3. Çay: Sadece Bir Bitki Değil, Bir Tavırdır
İthal kahveler, özenti markalar, plastik şişeler arasında unutulan ama hâlâ toprağımızda yeşeren bir mucize var: Türk çayı.
Rize’nin sisli dağlarında, Artvin’in yamaçlarında alın teriyle yetişen çay; ne katkı maddesi ister ne dış patent. Ne Amerikan laboratuvarlarında test edilir, ne İsrail ambalaj fabrikalarında paketlenir. O çay, bu milletin doğrudan kalbine akar. Her demli bardak, bin yıllık bir kültürün sesidir. Her yudum, özümüze dönüşün simgesidir.
Çay kıraathanelerde halkı bir araya getirir; kahve zincirleri gibi bölmez, sınıf oluşturmaz. Çay; gösterişsizdir, doğaldır ve halktan yanadır. Bu yüzden çay, bizimdir. Ve bu yüzden çay önemlidir.
4. Yerli Malı Tüketmek, Bugünün En Sessiz Ama En Etkili Direnişidir
Dışa bağımlı ekonomilerin kaderi; kriz, enflasyon ve işsizliktir. Ama içeride üreten, dışarıya güvenmeyen, kendi ürününe sahip çıkan bir millet; ne yaptırım tanır ne de aç bırakılır.
Yerli malı tüketmek; savaş uçakları kadar güçlü bir kalkandır. Sadece ekonomimizi değil, kültürel dokumuzu da korur. Bu yüzden sadece yerli üretimi değil, yerli zihniyeti de desteklemeliyiz.
Bugün bir markette “yerli” ürün yerine İsrail ya da ABD menşeli bir ürünü seçmek; yalnızca bir fiyat tercihi değil, bir kimlik tercihi haline gelmiştir. Ve biz, kimliğimizi çay bardağında, kıtlama şekerle, semaverle yaşatmaya devam etmeliyiz.

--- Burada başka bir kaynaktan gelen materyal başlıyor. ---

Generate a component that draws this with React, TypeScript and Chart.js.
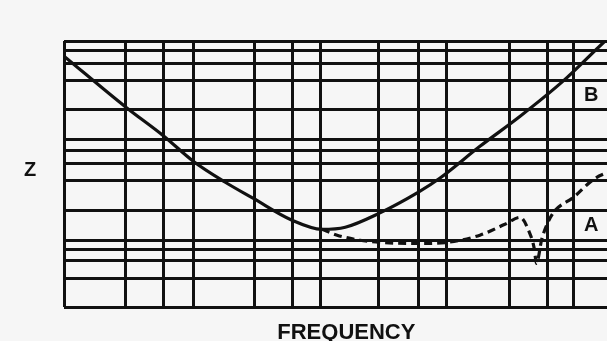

SON SÖZ: Bardaktaki Çay, Topraktaki Bağımsızlıktır
Emperyalizmin bombardımanı artık gökten değil, raftan yağıyor. Ve biz, Türk milleti olarak bu savaşın farkına varmalı, elimizdeki bardaktan başlayarak milli bir bilinç inşa etmeliyiz.
Çay yalnızca bir içecek değildir. Çay; bu toprakların emeğidir, inancıdır, geçmişidir ve geleceğidir. Çay tüketmek, emperyalizme atılmış bir tokattır. Bu toprakların ürününe sahip çıkmak; köklerimize, geleceğimize ve onurumuza sahip çıkmaktır.
Unutmayalım: Bizim çayımız var. Bizim toprağımız, bizim emeğimiz, bizim irademiz var. Çünkü bu çay önemli. Çünkü biz bu toprakların evlatlarıyız.